I'm looking at Push–Relabel Maximum Flow Algorithm (or Goldberg-Tarjan Algorithm) and trying to solve some homework question.
As part of the answer I'm trying to prove $x_{f}(s)\leq0$
during the entire algorithm run (where $s$
is the source, and $x_{f}:V\to\mathbb{R}$
is the excess function $x_{f}\left(u\right)=\underset{v\in V}{\sum}f\left(v,u\right)$
).
I feel like this somehow should be trivial, but no matter what I've tried, I was unable to prove it.
I know pushes into $s$ are possible , just not sure how to show they don't make $x_{f}\left(s\right)>0$ .

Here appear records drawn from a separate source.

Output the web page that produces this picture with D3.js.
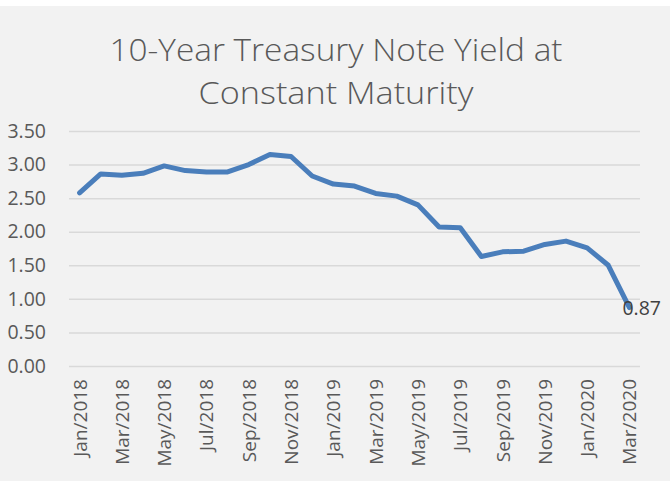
<!DOCTYPE html>
<html>
<head>
<meta charset="utf-8">
<script src="https://cdn.jsdelivr.net/npm/d3@7"></script>
<style>
  html, body { margin: 0; padding: 0; background: #ffffff; }
  svg { display: block; font-family: "Open Sans", "Noto Sans", sans-serif; }
</style>
</head>
<body>
<svg id="chart"></svg>
<script>
const months = ['Jan/2018', 'Feb/2018', 'Mar/2018', 'Apr/2018', 'May/2018', 'Jun/2018',
    'Jul/2018', 'Aug/2018', 'Sep/2018', 'Oct/2018', 'Nov/2018', 'Dec/2018',
    'Jan/2019', 'Feb/2019', 'Mar/2019', 'Apr/2019', 'May/2019', 'Jun/2019',
    'Jul/2019', 'Aug/2019', 'Sep/2019', 'Oct/2019', 'Nov/2019', 'Dec/2019',
    'Jan/2020', 'Feb/2020', 'Mar/2020'];
const yields = [2.58, 2.86, 2.84, 2.87, 2.98, 2.91, 2.89, 2.89, 3.00, 3.15, 3.12, 2.83,
    2.71, 2.68, 2.57, 2.53, 2.40, 2.07, 2.06, 1.63, 1.70, 1.71, 1.81, 1.86,
    1.76, 1.50, 0.87];
const yTicks = [0, 0.5, 1, 1.5, 2, 2.5, 3, 3.5];
const titleLines = ['10-Year Treasury Note Yield at', 'Constant Maturity'];

const width = 670;
const height = 481;
const plotLeft = 69;
const plotRight = 640;
const plotTop = 131;
const plotBottom = 366;
const textColor = '#595959';

const svg = d3.select('#chart')
    .attr('width', width)
    .attr('height', height);

// chart area background, a thin white strip stays on top
svg.append('rect')
    .attr('x', 0)
    .attr('y', 6)
    .attr('width', width)
    .attr('height', height - 6)
    .attr('fill', '#f2f2f2');

const xScale = d3.scaleBand()
    .domain(months)
    .range([plotLeft, plotRight])
    .padding(0);

const yScale = d3.scaleLinear()
    .domain([0, 3.5])
    .range([plotBottom, plotTop]);

// title
svg.append('g')
    .selectAll('text')
    .data(titleLines)
    .enter()
    .append('text')
    .attr('x', 336)
    .attr('y', (d, i) => 61 + i * 43)
    .attr('text-anchor', 'middle')
    .attr('fill', textColor)
    .attr('font-size', 31)
    .attr('font-weight', 300)
    .attr('textLength', (d, i) => i === 0 ? 453 : 275)
    .attr('lengthAdjust', 'spacingAndGlyphs')
    .text(d => d);

// y axis: gridlines and labels
const yAxis = d3.axisLeft(yScale)
    .tickValues(yTicks)
    .tickSize(-(plotRight - plotLeft))
    .tickPadding(23)
    .tickFormat(d3.format('.2f'));

const yAxisG = svg.append('g')
    .attr('transform', 'translate(' + plotLeft + ',0)')
    .call(yAxis);

yAxisG.select('.domain').remove();
yAxisG.selectAll('.tick line')
    .attr('stroke', '#d9d9d9')
    .attr('stroke-width', 1.5);
yAxisG.selectAll('.tick text')
    .attr('fill', textColor)
    .attr('font-size', 19.5)
    .attr('font-family', '"Open Sans", sans-serif');

// x axis: every second month, rotated
const xAxis = d3.axisBottom(xScale)
    .tickValues(months.filter((d, i) => i % 2 === 0))
    .tickSize(0)
    .tickPadding(0);

const xAxisG = svg.append('g')
    .attr('transform', 'translate(0,' + plotBottom + ')')
    .call(xAxis);

xAxisG.select('.domain').remove();
xAxisG.selectAll('.tick text')
    .attr('fill', textColor)
    .attr('font-size', 19)
    .attr('font-family', '"Open Sans", sans-serif')
    .attr('text-anchor', 'end')
    .attr('dy', null)
    .attr('y', 0)
    .attr('transform', 'translate(7,13) rotate(-90)');

// the line
const line = d3.line()
    .x((d, i) => xScale(months[i]) + xScale.bandwidth() / 2)
    .y(d => yScale(d));

svg.append('path')
    .datum(yields)
    .attr('d', line)
    .attr('fill', 'none')
    .attr('stroke', '#4a7ebb')
    .attr('stroke-width', 5)
    .attr('stroke-linejoin', 'round')
    .attr('stroke-linecap', 'round');

// label for the last value
const lastIndex = yields.length - 1;
svg.append('text')
    .attr('x', xScale(months[lastIndex]) + xScale.bandwidth() / 2 - 7)
    .attr('y', yScale(yields[lastIndex]) + 7)
    .attr('fill', '#404040')
    .attr('font-size', 19.5)
    .text(yields[lastIndex].toFixed(2));
</script>
</body>
</html>
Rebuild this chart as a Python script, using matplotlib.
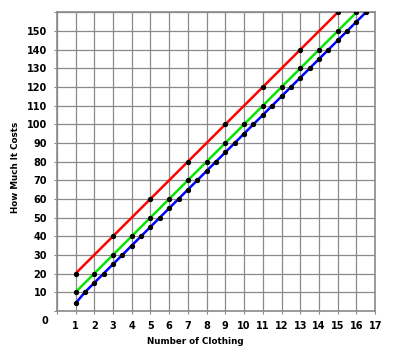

I assume the proof would be by induction, as at the start $x_{f}\left(s\right)\leq0$ since the initialization step saturates all of $s$ 's adjancet nodes.
If we assume $x_{f}\left(s\right)\leq0$ , we have to show that after one iteration of the algorithm it still holds.
- Lift is trivial since it doesn't change the flow.
- A Push from nodes unrelated to s is trivial as well.
- A Push from s to any other node would decrease $x_{f}\left(s\right)$ so that is trivial as well.
- I'm only left with the case $Push\left(u,s\right)$.
Help or direction would be appreciated,
Thanks!
In a preflow, at a certain moment, the potential excess to be pushed to $s$ is the sum of all $e(v), v \in V - \{s,t\}$, where $e$ is the net flow into a vertex, as defined in the original paper.
Here we define the sum of $e(v)$ aformentioned in a certain iteration as $p$, it can be shown that in a push operation between two vertices other than $s,t$, it is not changed. And it can only be reduced when pushing to $s$ or $t$. When push to $s$, $x_f(s)$ reduces as much as $p$ recudes. In other words, $p$ is the potential amount of reduction that might be applied to $s$.
As a result, during the whole execution, there does not exist a moment when $p$ can be larger than that after the initialization.
After the initialization, the sum of $e(v)$ is just equal to $x_f(s)$. That is it.